The first and third stanzas are about thanksgiving for physical and spiritual harvests, respectively. Sandwiched in between is an exhortation to follow God's will in generously giving to those in need out of the abundant harvest for which we have just given thanks.
Though this hymn text was originally written specifically for EAST ACKLAM, and is still published with it in some hymnals, AR HYD Y NOS won the popularity contest again, and is the principal tune associated with “For the Fruit of All Creation.” Interestingly, both tunes share a similar structure in that each tune has a four note motif that occurs three times in the song – at the end of the first, second, and final phrases – and is matched with a repeated line in the text.
AR HYD Y NOS is a traditional Welsh tune that first appeared in print in Edward Jones's Musical and Poetical Relicks of the Welsh Bards in 1784 for solo voice and harp. It is a simple, meditative melody and easy to sing.

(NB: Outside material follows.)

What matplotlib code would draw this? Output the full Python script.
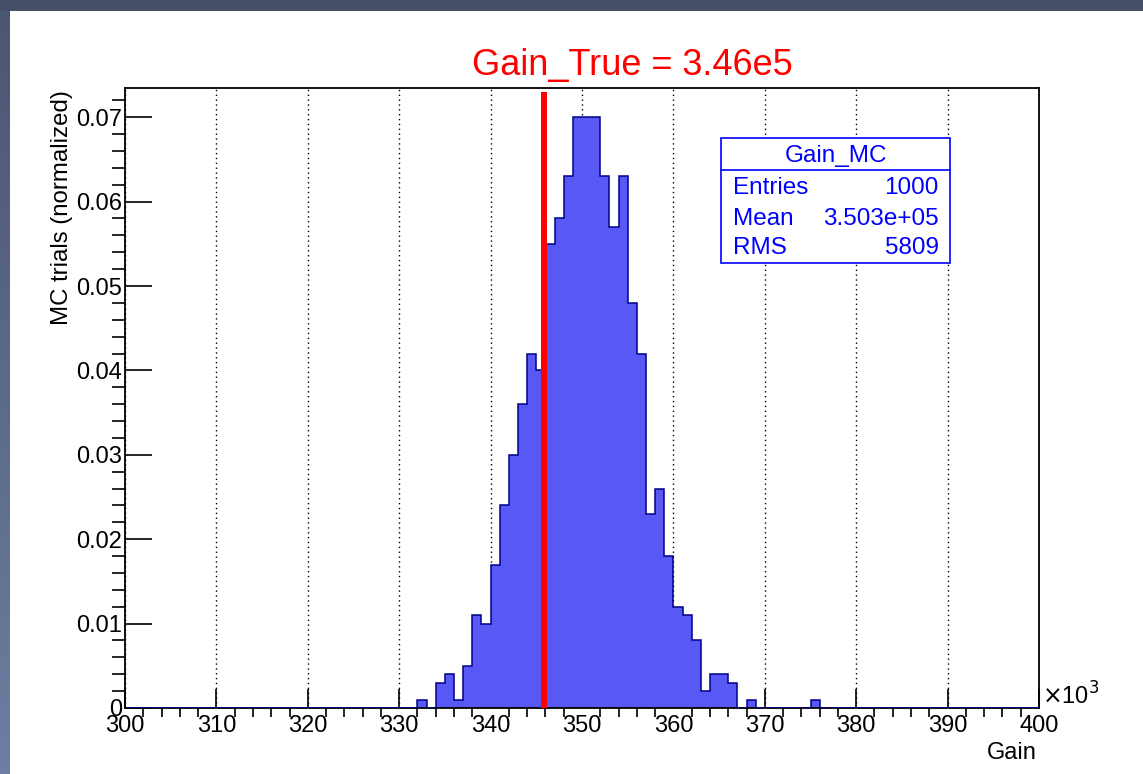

This hymn is popular for Thanksgiving and harvest celebrations, and it is also suitable for Labor Day or other occasions where the focus is on social justice.
A Thanksgiving choral arrangement of “For the Fruit of all Creation” set to the tune AR HYD Y NOS includes references to the hymn “Come, Ye Thankful People, Come.” “All Through the Night” is a handbell arrangement of the same tune, titled after the English translation of the Welsh folk song. A piano setting of AR HYD Y NOS suitable for a prelude or offertory is found in the collection “Morning Has Broken”.